When the Bourbon dynasty occupied the throne, Charles III, having founded the personal order of his name, levied upon the old orders a contribution of a million reals to pension 200 knights of the new order (1775). Their revenues being the only remaining raison d'être of the order, confiscation necessarily led to dissolution. Confiscated by King Joseph (1808), re-established by Ferdinand VII at the Restoration (1814), the possessions of Calatrava were finally dissipated in the general secularization of 1838. (See ALCÁNTARA; MILITARY ORDERS.)
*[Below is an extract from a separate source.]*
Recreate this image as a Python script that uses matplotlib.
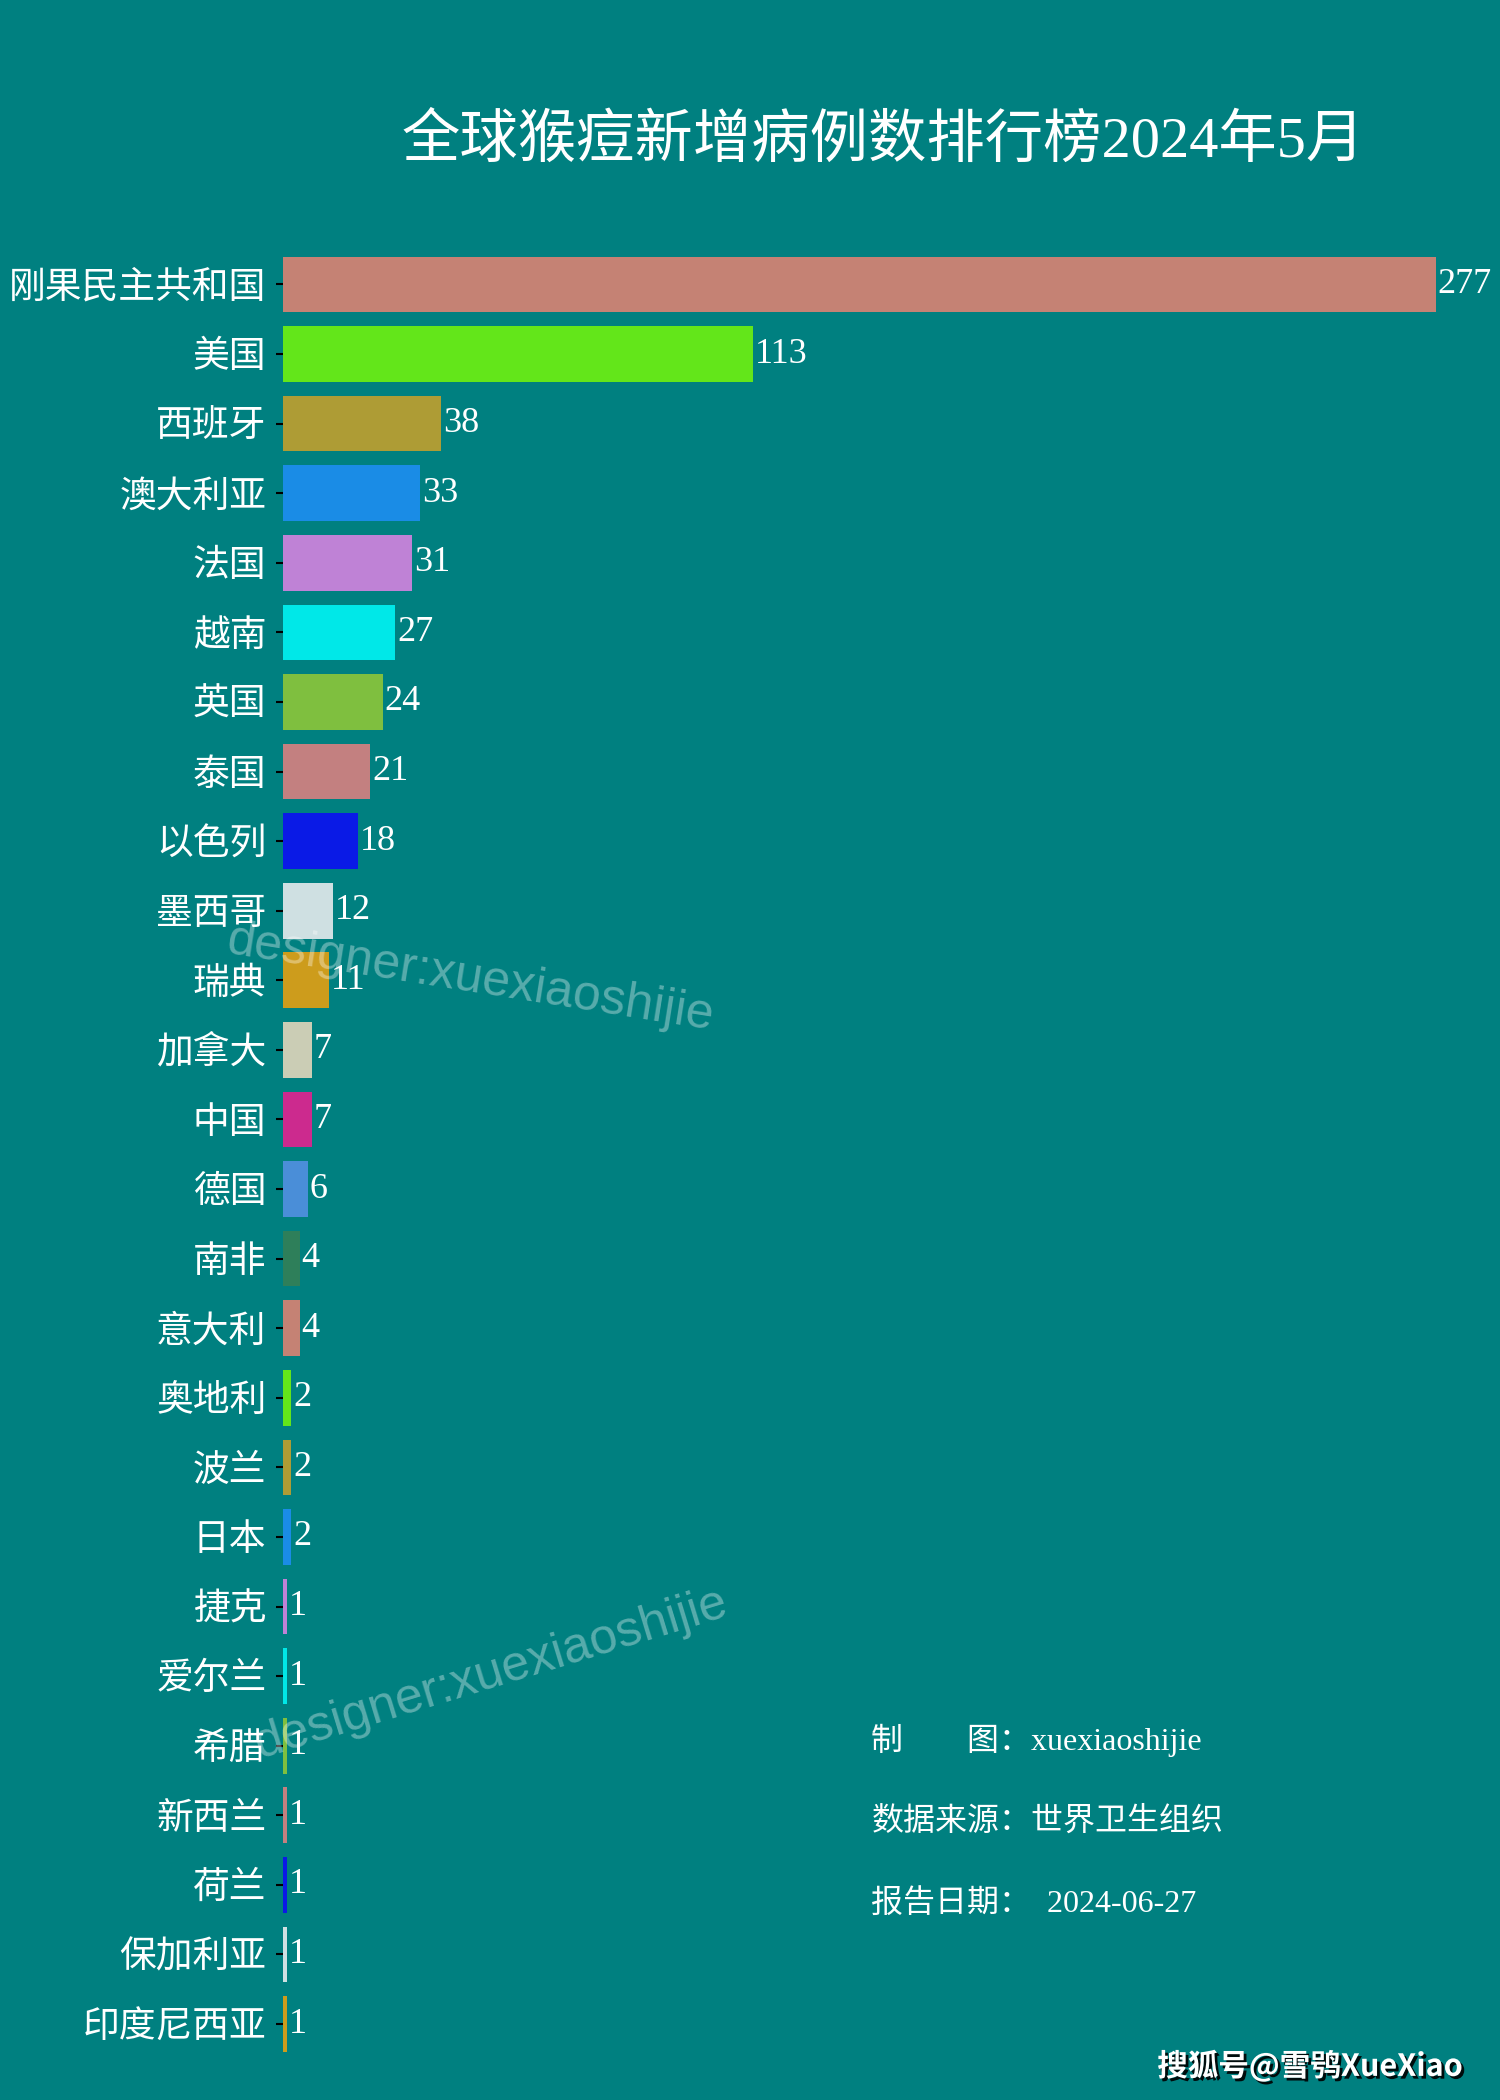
import matplotlib
matplotlib.use("Agg")
import matplotlib.pyplot as plt
import matplotlib.patheffects as pe

# === DATA ===
COUNTRIES = ["刚果民主共和国", "美国", "西班牙", "澳大利亚", "法国", "越南", "英国",
             "泰国", "以色列", "墨西哥", "瑞典", "加拿大", "中国", "德国", "南非",
             "意大利", "奥地利", "波兰", "日本", "捷克", "爱尔兰", "希腊", "新西兰",
             "荷兰", "保加利亚", "印度尼西亚"]
CASES = [277, 113, 38, 33, 31, 27, 24, 21, 18, 12, 11, 7, 7, 6, 4,
         4, 2, 2, 2, 1, 1, 1, 1, 1, 1, 1]
PALETTE = ["#c58274", "#63e61a", "#ae9c35", "#1a8ce6", "#bf82d6", "#00e8e8",
           "#7fbf3f", "#c38080", "#0a1ae6", "#cfe0e2", "#cd9c1c", "#cbcdb5",
           "#cc2a8e", "#4a8ed8", "#2e7f5a"]

TITLE = "全球猴痘新增病例数排行榜2024年5月"
INFO = ["制\u3000\u3000图：xuexiaoshijie",
        "数据来源：世界卫生组织",
        "报告日期：  2024-06-27"]
WATERMARK = "designer:xuexiaoshijie"

BG = "#008080"
SERIF_CJK = ["Liberation Serif", "Noto Sans CJK SC", "DejaVu Sans"]

plt.rcParams["font.family"] = ["Noto Sans CJK SC", "DejaVu Sans"]

fig = plt.figure(figsize=(15, 21), dpi=100, facecolor=BG)
ax = fig.add_axes([0.1887, 0.0196, 0.7687, 0.8615], facecolor=BG)

colors = [PALETTE[i % len(PALETTE)] for i in range(len(CASES))]
ypos = list(range(len(CASES)))
ax.barh(ypos, CASES, height=0.8, color=colors)

for y, v in zip(ypos, CASES):
    ax.text(v + 0.4, y, str(v), va="center", ha="left", color="white",
            fontsize=26, family=SERIF_CJK)

ax.set_xlim(0, 277)
ax.set_ylim(len(CASES) - 0.5, -0.5)
ax.set_yticks(ypos)
ax.set_yticklabels(COUNTRIES, family=SERIF_CJK, fontsize=26.5, color="white")
ax.tick_params(axis="y", length=5, width=1.5, color="black", pad=7)
ax.set_xticks([])
for s in ax.spines.values():
    s.set_visible(False)

# title
fig.text(0.589, 0.933, TITLE, ha="center", va="center", color="white",
         fontsize=42, family=SERIF_CJK)

# info block
for i, line in enumerate(INFO):
    fig.text(0.581, 0.1714 - i * 0.0389, line, ha="left", va="center",
             color="white", fontsize=23, family=SERIF_CJK)

# watermarks
fig.text(0.314, 0.534, WATERMARK, ha="center", va="center", rotation=-9,
         color="white", alpha=0.35, fontsize=36, family="Liberation Sans")
fig.text(0.328, 0.203, WATERMARK, ha="center", va="center", rotation=17,
         color="white", alpha=0.35, fontsize=36, family="Liberation Sans")

# platform stamp bottom right
fig.text(0.975, 0.016, "搜狐号@雪鸮XueXiao", ha="right", va="center",
         color="white", fontsize=22, fontweight="bold",
         path_effects=[pe.withSimplePatchShadow(offset=(2, -2), shadow_rgbFace="black", alpha=0.9)])

fig.savefig("out.png", dpi=100, facecolor=BG)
Definiciones de la Orden y Cavallería de Calatrava (Valladolid, 1600); MANRIQUE, Series praefectorum militiae Calatravae, in his Annales, III, Appendix; JONGELINUS, Origines equestrium militarium ordinis cisterciensis (Cologne, 1640); ZAPATER, Cister militante (Saragossa, 1662); DUBOIS, Histoire de l'abbaye de Morimond avec les principaux ordres militaires d'Espagne et de Portugal (Paris, 1851).